1.1305059-1077556583
Elizabeth Surya, a school counsellor with Delhi Private School Image Credit: Supplied

Dubai: “I want to read the letter my son left behind before his death,” said the Dubai-based father of A.S., a 16-year-old schoolboy in Sharjah whose suicide on February 27 this year jolted many in the UAE.

This is a father who is desperately seeking answers for his irreparable loss. That morning, the boy left home seemingly normal. He had eaten breakfast, kissed his mother goodbye and looked like he was heading out to sit for his Grade 12 exam. Instead, he went into the pump room located on the terrace of his building and ended his life.

The family was in Kerala, India, to complete the last rites for their son when Gulf News spoke to them over the telephone. The father hoped that his son’s case would serve as a wake-up call for academicians, parents and children on the importance of keeping communication channels open at all times.

“He had expressed his intentions in his chemistry answer sheet [that he wished to end his life]. It was shown to us by the school headmaster. When my wife read a couple of paragraphs he had written, it dawned upon us that something had been amiss.”

The father wishes to convey to all parents the importance of communicating with their children to know what is going on in their head. “Let my son serve as an example for parents so that they give their children the opportunity to express themselves. I was unable to understand my son and if you ask me the reason for it, I do not have an answer. Why did he do it? Even he can’t tell me now because he is no more.”

The father is agonised over the signs he did not spot in time. Outwardly, he said, his son looked full of life “but there were times when I felt he was a loner. He was a very articulate child and that’s perhaps the reason why none around him were able to read his mind”. He is now determined to do the best he can to know how his younger son, aged 13, thinks and feels about everything.

But this is not an isolated case in the UAE. Three other teen suicides have been reported since January this year, making it a topic of discussion and debate among parents, teachers and school counsellors.

While parents have a big responsibility towards ensuring their child’s physical, emotional and psychological well-being, how can schools contribute towards the same?

Elizabeth Surya, a school counsellor with Delhi Private School, Sharjah, meets students on a regular basis to attend to their problems. The baseline issue, according to her, is that “students are not able to cope or manage their tasks on time which adds to their stress”.
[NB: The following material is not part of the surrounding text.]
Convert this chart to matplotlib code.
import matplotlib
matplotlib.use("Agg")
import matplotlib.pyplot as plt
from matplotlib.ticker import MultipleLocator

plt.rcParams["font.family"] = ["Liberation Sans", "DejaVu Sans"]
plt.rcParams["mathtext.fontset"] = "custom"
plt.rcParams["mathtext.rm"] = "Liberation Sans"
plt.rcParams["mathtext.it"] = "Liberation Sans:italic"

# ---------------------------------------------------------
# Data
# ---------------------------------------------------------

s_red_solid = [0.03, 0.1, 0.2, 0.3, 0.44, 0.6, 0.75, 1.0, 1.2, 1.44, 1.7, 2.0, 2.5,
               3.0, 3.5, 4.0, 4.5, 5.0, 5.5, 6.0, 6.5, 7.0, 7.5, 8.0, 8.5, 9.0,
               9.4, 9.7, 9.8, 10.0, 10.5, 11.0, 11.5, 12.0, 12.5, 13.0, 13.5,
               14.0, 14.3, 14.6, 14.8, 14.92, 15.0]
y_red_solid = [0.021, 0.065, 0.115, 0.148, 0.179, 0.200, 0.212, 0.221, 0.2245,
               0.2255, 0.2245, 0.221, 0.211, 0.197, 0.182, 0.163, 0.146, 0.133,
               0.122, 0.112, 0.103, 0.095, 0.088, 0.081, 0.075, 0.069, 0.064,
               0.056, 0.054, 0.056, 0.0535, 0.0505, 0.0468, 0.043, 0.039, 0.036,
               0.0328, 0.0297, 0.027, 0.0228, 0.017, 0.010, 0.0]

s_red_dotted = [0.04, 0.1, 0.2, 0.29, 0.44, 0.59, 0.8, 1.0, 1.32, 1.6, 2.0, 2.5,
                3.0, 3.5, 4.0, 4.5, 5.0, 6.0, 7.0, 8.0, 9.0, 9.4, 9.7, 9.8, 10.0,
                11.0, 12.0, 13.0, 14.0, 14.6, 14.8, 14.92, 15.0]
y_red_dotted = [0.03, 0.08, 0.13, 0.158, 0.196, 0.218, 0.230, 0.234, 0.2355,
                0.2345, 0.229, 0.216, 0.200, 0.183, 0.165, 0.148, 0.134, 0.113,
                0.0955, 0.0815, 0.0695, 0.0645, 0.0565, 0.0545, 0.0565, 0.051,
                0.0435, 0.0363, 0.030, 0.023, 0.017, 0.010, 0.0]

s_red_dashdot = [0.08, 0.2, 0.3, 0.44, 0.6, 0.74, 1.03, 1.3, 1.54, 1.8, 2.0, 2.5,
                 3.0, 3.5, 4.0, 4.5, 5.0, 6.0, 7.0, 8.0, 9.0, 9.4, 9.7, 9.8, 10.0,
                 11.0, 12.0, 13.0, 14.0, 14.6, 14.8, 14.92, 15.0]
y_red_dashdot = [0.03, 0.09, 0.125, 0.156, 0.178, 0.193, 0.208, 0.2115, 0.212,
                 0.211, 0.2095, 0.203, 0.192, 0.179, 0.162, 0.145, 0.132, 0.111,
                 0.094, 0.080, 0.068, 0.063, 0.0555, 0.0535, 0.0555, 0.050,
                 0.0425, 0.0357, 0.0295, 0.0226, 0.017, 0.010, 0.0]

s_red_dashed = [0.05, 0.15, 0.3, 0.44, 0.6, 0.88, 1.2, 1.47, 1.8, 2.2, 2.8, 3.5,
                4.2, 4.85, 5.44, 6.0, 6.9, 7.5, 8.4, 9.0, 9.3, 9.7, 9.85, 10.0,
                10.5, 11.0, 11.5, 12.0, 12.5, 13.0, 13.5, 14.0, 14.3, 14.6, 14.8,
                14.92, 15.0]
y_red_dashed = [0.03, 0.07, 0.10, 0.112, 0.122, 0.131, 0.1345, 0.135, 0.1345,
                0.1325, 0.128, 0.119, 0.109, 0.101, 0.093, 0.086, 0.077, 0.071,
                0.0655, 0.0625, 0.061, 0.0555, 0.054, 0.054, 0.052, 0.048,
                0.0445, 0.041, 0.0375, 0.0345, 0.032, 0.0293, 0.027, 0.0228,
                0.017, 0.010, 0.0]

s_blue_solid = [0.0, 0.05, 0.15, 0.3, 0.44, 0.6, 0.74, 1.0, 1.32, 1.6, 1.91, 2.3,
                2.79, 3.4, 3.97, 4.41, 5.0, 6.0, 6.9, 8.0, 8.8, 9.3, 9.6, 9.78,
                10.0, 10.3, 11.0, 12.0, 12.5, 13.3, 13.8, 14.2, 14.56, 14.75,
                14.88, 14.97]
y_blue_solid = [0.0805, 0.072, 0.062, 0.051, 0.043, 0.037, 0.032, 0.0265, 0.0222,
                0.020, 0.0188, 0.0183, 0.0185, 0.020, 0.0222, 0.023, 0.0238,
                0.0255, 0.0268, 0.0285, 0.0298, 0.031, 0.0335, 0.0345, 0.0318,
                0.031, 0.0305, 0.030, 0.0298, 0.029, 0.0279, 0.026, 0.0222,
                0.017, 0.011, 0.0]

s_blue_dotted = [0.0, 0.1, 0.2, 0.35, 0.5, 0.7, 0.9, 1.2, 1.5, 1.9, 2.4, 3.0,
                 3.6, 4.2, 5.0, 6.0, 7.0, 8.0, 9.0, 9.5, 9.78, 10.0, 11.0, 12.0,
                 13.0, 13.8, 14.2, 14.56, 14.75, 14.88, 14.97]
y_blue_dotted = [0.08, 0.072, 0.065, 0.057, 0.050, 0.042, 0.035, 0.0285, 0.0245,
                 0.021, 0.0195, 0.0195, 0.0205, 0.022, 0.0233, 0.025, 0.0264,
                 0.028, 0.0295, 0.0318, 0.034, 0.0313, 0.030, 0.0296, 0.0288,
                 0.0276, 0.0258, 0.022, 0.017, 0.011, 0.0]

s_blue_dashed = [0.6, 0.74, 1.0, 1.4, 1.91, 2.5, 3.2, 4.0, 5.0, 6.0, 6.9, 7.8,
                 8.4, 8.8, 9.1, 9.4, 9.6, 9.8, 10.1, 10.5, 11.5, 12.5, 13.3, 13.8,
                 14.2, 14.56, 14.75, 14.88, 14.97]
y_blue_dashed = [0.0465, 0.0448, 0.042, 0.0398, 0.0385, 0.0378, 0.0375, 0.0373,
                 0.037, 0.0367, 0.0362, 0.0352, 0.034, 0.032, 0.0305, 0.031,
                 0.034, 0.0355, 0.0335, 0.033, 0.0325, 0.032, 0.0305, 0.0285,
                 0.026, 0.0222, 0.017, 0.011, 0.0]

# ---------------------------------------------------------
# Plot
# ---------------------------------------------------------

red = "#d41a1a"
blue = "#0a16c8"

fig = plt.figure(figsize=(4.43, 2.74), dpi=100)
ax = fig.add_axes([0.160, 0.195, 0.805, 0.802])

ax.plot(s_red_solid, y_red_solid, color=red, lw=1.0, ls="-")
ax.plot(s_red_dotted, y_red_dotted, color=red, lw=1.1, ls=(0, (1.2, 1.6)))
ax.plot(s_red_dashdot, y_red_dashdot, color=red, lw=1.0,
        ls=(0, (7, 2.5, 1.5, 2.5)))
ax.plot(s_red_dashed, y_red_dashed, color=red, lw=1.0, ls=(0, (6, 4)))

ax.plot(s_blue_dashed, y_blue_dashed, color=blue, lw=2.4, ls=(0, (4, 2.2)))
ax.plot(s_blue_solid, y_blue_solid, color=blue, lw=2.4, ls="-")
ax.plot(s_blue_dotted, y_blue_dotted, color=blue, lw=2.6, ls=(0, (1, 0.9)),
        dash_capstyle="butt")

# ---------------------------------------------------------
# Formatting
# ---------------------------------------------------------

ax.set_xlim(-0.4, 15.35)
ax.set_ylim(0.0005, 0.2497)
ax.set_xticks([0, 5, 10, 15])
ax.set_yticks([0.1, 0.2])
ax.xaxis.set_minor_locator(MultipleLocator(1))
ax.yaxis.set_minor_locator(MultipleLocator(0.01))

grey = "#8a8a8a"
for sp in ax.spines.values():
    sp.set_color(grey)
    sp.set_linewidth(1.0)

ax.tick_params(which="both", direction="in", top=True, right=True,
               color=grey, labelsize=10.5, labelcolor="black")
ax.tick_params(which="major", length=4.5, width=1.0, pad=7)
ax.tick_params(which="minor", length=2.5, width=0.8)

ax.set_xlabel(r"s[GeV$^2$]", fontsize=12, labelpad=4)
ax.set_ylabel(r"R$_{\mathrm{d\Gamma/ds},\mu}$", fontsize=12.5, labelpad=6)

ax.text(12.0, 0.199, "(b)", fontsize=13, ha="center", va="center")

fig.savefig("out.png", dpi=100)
In terms of the precautionary measures schools put into place, she refers to the CLP. “We have Comprehensive Learning Platform (CLP). It is a school intra website where parents and teachers can contact each other for issues concerning students. There are several instances when parents and students approach the school counsellor for help or advice.” A teacher too, she says, sometimes identifies a problem in a child and ”we call the parents and have a chat with them. We apprise them on our observations and try to understand their viewpoint as well.

“We also conduct home visits in situations where the student is unable to express himself to his or her parents.”

According to Surya, students appearing for board examinations can experience a very high level of stress. Factors that weigh heavy on their mind can be fear of underachievement and their ability to meet the high expectations set by their parents.

“We have seen parents of children attending primary school putting a lot pressure on them. We request them to loosen up so their children can be free of stress and pressure at such a tender age. Under such pressure [from parents] the child freaks out,” said Surya.

Another school counsellor, who did not wish to be named, attributed the excessive stress students grapple with to the hectic schedule they are forced to follow every day.

“I had an 11-year-old schoolgirl who was exceptional in her studies as well as in extra-curricular activities. All of a sudden, she began to perform poorly in both. She also became aloof. When we spoke to her about it, she revealed that her schedule was packed with after-school classes which left her with no time to play. She was forced to go to all the classes whether she liked them or not. Whenever she tried to express her feelings, the grown-ups around her, including her parents, dismissed her feelings saying she was just a child who did not know what was good or bad for her.

“So we decided to have a word with her parents. Initially, they were not willing to loosen their grip on her schedule. They were high achievers and wanted the same for her. We ended up counselling them more than the student. In the end, however, they came around and, today, the girl is back to being her energetic self,” said the counsellor.